Repeat every line exactly, keeping the pictures out of the copy.

--- START DATA PROVIDED ---

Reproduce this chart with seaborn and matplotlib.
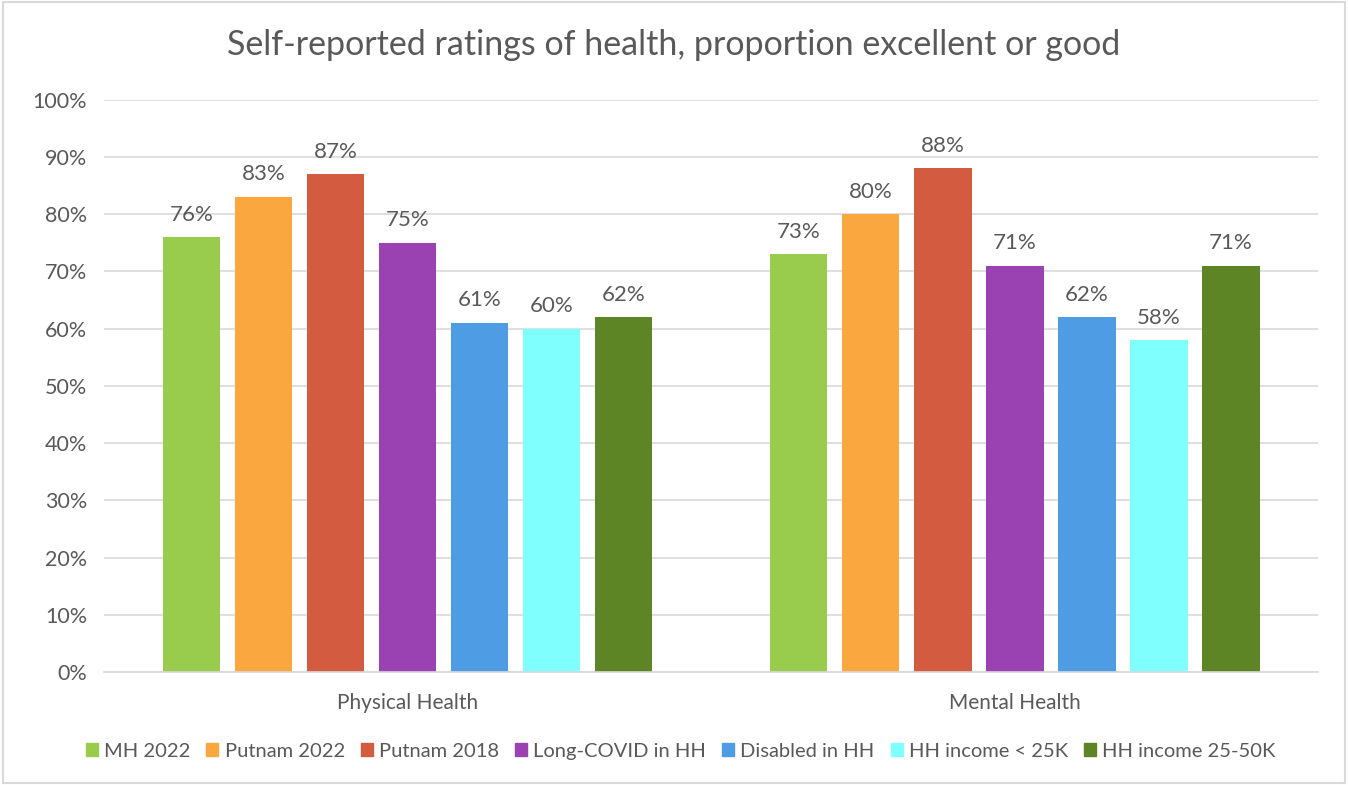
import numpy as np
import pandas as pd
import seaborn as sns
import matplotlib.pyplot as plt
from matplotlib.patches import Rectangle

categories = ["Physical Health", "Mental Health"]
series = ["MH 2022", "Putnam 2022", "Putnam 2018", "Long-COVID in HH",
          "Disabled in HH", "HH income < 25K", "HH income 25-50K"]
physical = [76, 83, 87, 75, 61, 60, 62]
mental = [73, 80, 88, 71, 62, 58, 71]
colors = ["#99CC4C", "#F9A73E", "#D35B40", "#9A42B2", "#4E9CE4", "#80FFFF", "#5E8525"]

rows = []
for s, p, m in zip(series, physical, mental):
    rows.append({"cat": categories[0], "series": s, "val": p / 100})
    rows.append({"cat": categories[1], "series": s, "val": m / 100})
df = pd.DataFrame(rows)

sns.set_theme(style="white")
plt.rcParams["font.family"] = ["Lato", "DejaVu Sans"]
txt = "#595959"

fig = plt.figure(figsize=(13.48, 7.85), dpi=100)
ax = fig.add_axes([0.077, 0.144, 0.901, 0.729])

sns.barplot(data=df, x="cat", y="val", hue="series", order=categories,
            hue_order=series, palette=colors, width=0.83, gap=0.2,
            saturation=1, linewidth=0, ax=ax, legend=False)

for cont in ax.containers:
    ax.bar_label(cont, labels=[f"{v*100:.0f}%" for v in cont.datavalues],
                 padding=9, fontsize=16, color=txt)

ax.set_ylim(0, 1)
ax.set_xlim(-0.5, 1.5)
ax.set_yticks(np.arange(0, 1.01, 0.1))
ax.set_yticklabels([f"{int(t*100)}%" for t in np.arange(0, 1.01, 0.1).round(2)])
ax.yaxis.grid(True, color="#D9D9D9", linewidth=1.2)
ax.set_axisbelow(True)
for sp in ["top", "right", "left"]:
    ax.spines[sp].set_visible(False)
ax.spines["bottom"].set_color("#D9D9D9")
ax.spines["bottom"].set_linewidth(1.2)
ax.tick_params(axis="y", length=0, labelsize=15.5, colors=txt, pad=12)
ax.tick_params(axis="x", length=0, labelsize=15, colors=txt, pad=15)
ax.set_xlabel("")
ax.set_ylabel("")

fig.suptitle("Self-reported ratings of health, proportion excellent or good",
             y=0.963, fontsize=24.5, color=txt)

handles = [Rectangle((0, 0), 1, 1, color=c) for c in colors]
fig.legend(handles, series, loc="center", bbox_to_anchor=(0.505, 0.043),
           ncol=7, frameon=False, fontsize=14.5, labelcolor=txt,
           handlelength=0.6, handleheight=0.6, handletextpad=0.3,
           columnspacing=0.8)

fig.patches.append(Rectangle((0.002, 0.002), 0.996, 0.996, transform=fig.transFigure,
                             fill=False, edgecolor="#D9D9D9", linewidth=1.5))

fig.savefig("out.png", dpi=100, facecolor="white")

--- END DATA PROVIDED ---

— THE OUTPUT —
Reproduce this chart with seaborn and matplotlib.
import numpy as np
import pandas as pd
import seaborn as sns
import matplotlib.pyplot as plt
from matplotlib.patches import Rectangle

categories = ["Physical Health", "Mental Health"]
series = ["MH 2022", "Putnam 2022", "Putnam 2018", "Long-COVID in HH",
          "Disabled in HH", "HH income < 25K", "HH income 25-50K"]
physical = [76, 83, 87, 75, 61, 60, 62]
mental = [73, 80, 88, 71, 62, 58, 71]
colors = ["#99CC4C", "#F9A73E", "#D35B40", "#9A42B2", "#4E9CE4", "#80FFFF", "#5E8525"]

rows = []
for s, p, m in zip(series, physical, mental):
    rows.append({"cat": categories[0], "series": s, "val": p / 100})
    rows.append({"cat": categories[1], "series": s, "val": m / 100})
df = pd.DataFrame(rows)

sns.set_theme(style="white")
plt.rcParams["font.family"] = ["Lato", "DejaVu Sans"]
txt = "#595959"

fig = plt.figure(figsize=(13.48, 7.85), dpi=100)
ax = fig.add_axes([0.077, 0.144, 0.901, 0.729])

sns.barplot(data=df, x="cat", y="val", hue="series", order=categories,
            hue_order=series, palette=colors, width=0.83, gap=0.2,
            saturation=1, linewidth=0, ax=ax, legend=False)

for cont in ax.containers:
    ax.bar_label(cont, labels=[f"{v*100:.0f}%" for v in cont.datavalues],
                 padding=9, fontsize=16, color=txt)

ax.set_ylim(0, 1)
ax.set_xlim(-0.5, 1.5)
ax.set_yticks(np.arange(0, 1.01, 0.1))
ax.set_yticklabels([f"{int(t*100)}%" for t in np.arange(0, 1.01, 0.1).round(2)])
ax.yaxis.grid(True, color="#D9D9D9", linewidth=1.2)
ax.set_axisbelow(True)
for sp in ["top", "right", "left"]:
    ax.spines[sp].set_visible(False)
ax.spines["bottom"].set_color("#D9D9D9")
ax.spines["bottom"].set_linewidth(1.2)
ax.tick_params(axis="y", length=0, labelsize=15.5, colors=txt, pad=12)
ax.tick_params(axis="x", length=0, labelsize=15, colors=txt, pad=15)
ax.set_xlabel("")
ax.set_ylabel("")

fig.suptitle("Self-reported ratings of health, proportion excellent or good",
             y=0.963, fontsize=24.5, color=txt)

handles = [Rectangle((0, 0), 1, 1, color=c) for c in colors]
fig.legend(handles, series, loc="center", bbox_to_anchor=(0.505, 0.043),
           ncol=7, frameon=False, fontsize=14.5, labelcolor=txt,
           handlelength=0.6, handleheight=0.6, handletextpad=0.3,
           columnspacing=0.8)

fig.patches.append(Rectangle((0.002, 0.002), 0.996, 0.996, transform=fig.transFigure,
                             fill=False, edgecolor="#D9D9D9", linewidth=1.5))

fig.savefig("out.png", dpi=100, facecolor="white")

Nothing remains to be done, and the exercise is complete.